The GHG emissions of the system are shown in Figure 11, along with the contribution of each component of the HRES to the energy storage system. The PV system contributes 3.1459 × 10⁶ Kg CO₂ emissions (37.33%), and the biogas generator system contributes 4.5258 × 10⁶ Kg CO₂ emissions (54%) in the hybrid solar PV–biogas with SMES-PHES energy storage project. Additionally, 0.06082 × 10⁶ Kg CO₂ emissions (0.73%) and 0.6949 × 10⁶ Kg CO₂ emissions (8%) of the SMES and PHES, respectively.

The annual energy conversions from solar PV, biogas generators, and energy balance are 4.1258 GWh, 4.4154 GWh, and 2.3585 GWh, respectively. The hybrid system has surplus and deficit energies that are roughly 0.2582 GWh and 0.00942 GWh, respectively, according to the final energy exchanged with the grid utility and the surplus and deficit. The amount of power exchanged with the electrical network is equal to the amount of energy sent to the nearby electric distribution network. Figure 12 shows the annual output from solar PV, the biogas power plant, energy balance, surplus, and deficit.

The discharging power, charging power, and state of charge of the SMES are continuously changing because of the connected loads, as shown in Figure 13. Due to fast response, these energy storage systems essentially only function when switching between different energy sources to meet demand. The annual energy discharge and charge for the SMES energy storage systems are 0.1315 GWh and 0.1635 GWh, respectively. The SMES can be charged anywhere between 5% and 100%.

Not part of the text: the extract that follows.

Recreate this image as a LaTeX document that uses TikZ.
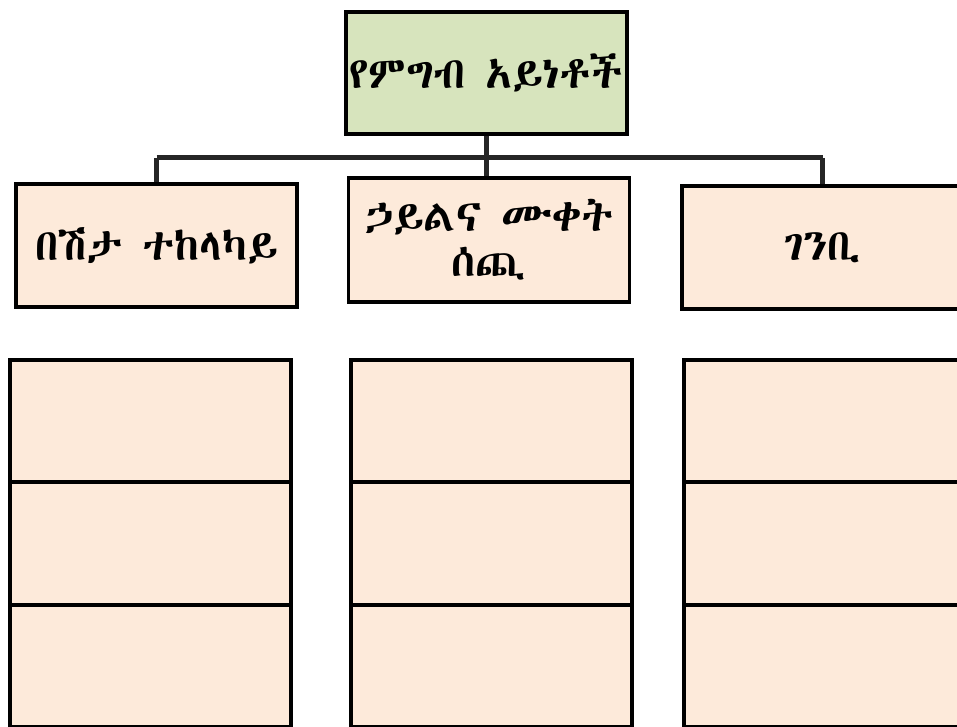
\documentclass[tikz,border=0pt]{standalone}
\usepackage{fontspec}
\usetikzlibrary{positioning}
\IfFontExistsTF{Abyssinica SIL}{\newfontfamily\ethfont{Abyssinica SIL}}{%
  \IfFontExistsTF{FreeSerif}{\newfontfamily\ethfont{FreeSerif}}{%
    \newfontfamily\ethfont{DejaVu Sans}}}
\definecolor{topgreen}{HTML}{D7E4BD}
\definecolor{boxpeach}{HTML}{FDEADA}
\definecolor{busgray}{HTML}{262626}
\tikzstyle{head}=[rectangle,draw,line width=3.5pt,fill=topgreen,align=center,minimum width=281pt,minimum height=122pt,inner sep=0pt,font=\ethfont\fontsize{44}{46}\selectfont]
\tikzstyle{kind}=[rectangle,draw,line width=3.5pt,fill=boxpeach,align=center,minimum width=281pt,minimum height=123pt,inner sep=0pt,font=\ethfont\fontsize{44}{45}\selectfont]
\tikzstyle{blank}=[rectangle,draw,line width=4pt,fill=boxpeach,minimum width=281pt,minimum height=122.5pt,inner sep=0pt,outer sep=0pt]
\tikzstyle{bus}=[line width=5pt,draw=busgray]

\begin{document}
\begin{tikzpicture}[x=1pt,y=-1pt]
\useasboundingbox (0,0) rectangle (957,727);
\clip (0,0) rectangle (957,727);
\coordinate (busL) at (156.5,158);
\coordinate (busR) at (822.5,158);
\coordinate (busM) at (486.5,158);
\draw [bus] (busL) -- (busR);
\node (types) [head] at (486.5,73) {የምግብ አይነቶች};
\node (protect) [kind] at (156.5,245.5) {በሽታ ተከላካይ};
\node (energy) [kind, minimum height=124pt] at (489,240) {ኃይልና ሙቀት\\ሰጪ};
\node (build) [kind] at (822.5,247.5) {ገንቢ};
\draw [bus] (types.south) -- (busM) -- (busM |- energy.north);
\draw [bus] (busL) -- (protect.north);
\draw [bus] (busR) -- (build.north);
% empty rows under each kind
\node (protectA) [blank] at (150.5,421) {};
\node (protectB) [blank, below=0pt of protectA] {};
\node (protectC) [blank, below=0pt of protectB] {};
\node (energyA) [blank] at (491,421) {};
\node (energyB) [blank, below=0pt of energyA] {};
\node (energyC) [blank, below=0pt of energyB] {};
\node (buildA) [blank] at (824.5,421) {};
\node (buildB) [blank, below=0pt of buildA] {};
\node (buildC) [blank, below=0pt of buildB] {};
\end{tikzpicture}
\end{document}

In a proposed hybrid system, Figure 14 shows the consumed energy from solar PV production or any excess power that may be present. Additionally, it displays the water used or discharged during power generation mode, the water charged to the upper reservoir during pumping mode, and the SOC parameter used to regulate the water level in the upper reservoir. The annual energy discharge, generation, and consumption produced by the PHES energy storage system are 0.6847 GWh and 1.0031 GWh, respectively. The upper reservoir’s SOC illustrates the variation in water storage capacity between the full and empty states of the tank. The minimum SOC of 61% for the upper reservoir is reached when the PV energy is at its lowest. Annual water intake and output from the PHES upper reservoir are 4.856 × 10⁶ and 4.527 × 10⁶ m³, respectively.

8. Conclusions

This study presents the design of a grid-connected hybrid PV/biogas system with pumped hydro and super magnetic energy storage for Debre Markos, Ethiopia, based on multiple objective functions, including the effects on cost, reliability, and GHG emissions. Metaheuristic optimization techniques such as NSWOA, MOGWO, and MOPSO are used to find the best size for hybrid systems based on evaluation parameters for financial stability, reliability, and GHG emissions and have been evaluated using MATLAB. A thorough comparison between NSWOA, MOGWO, and MOPSO and the system parameters at 150 iterations has been presented. The outcomes demonstrated NSWOA’s superiority in achieving the best optimum value of the predefined multi-objective function, with MOGWO and MOPSO coming in second and third, respectively. The comparison study has focused on NSWOA’s ability to produce the best NPC, LPSP, and GHG emissions values. Additionally, the simulation results demonstrated that the NSWOA technique outperforms other optimization techniques in its ability to solve the optimization problem. Furthermore, the outcomes show that the designed system has acceptable NPC, LPSP, and GHG emissions values under various operating conditions.